As part of the analysis, the NLR team will model how blipOne batteries perform in real buildings, considering factors like weather, occupancy, and utility rates by region. In New York, for example, they are analyzing time-of-use rates and utility programs for multiuse buildings and hotels to estimate bill savings from shifting energy use.
NLR will also measure the performance of the battery, such as how efficiently it charges and discharges, how quickly it responds, and how much energy it can store and return over time. The goal is a battery that provides up to 2.5 kilowatt-hours of energy when it is needed most, plus backup power in case of outages.
This techno-economic analysis provides a third-party, science-based backbone that will show where Blip’s technology delivers the greatest impact, while flagging potential issues early to guide strategic decisions for its launch.

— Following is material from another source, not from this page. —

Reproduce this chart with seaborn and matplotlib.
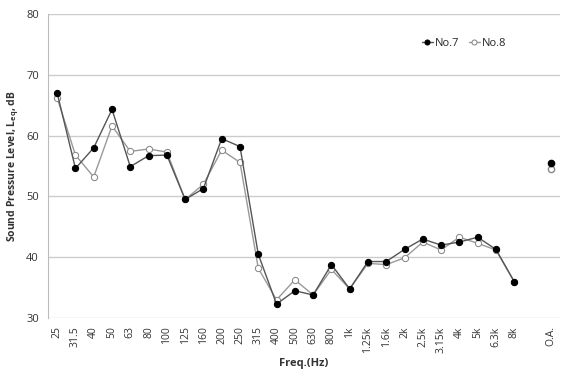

Cobb said Kishore’s “thought leadership” has been instrumental in helping move Blip from technology to application.
“My expertise in grid systems isn’t as deep in the specific areas where the NLR team excels,” Cobb said. “Ravi’s insights have challenged some of our assumptions and been invaluable in helping us clarify where Blip delivers the most value and how we structure incentives across key customer groups in the value chain.”
NLR’s validation also strengthens market confidence. As the company prepares for UL certification—the global stamp of approval for electronics safety and quality—Cobb said the laboratory’s expertise and the IN2 program’s support have been indispensable
The laboratory, he said, “is a highly respected thought leader in the energy space,” an unbiased third party that “brings tremendous credibility to our work.”
That credibility matters. For every $1 invested by Wells Fargo, IN2 portfolio companies raise more than $121 in follow-on funding, underscoring the impact of NLR-guided early-stage support and IN2’s role in helping energy innovations reach the market.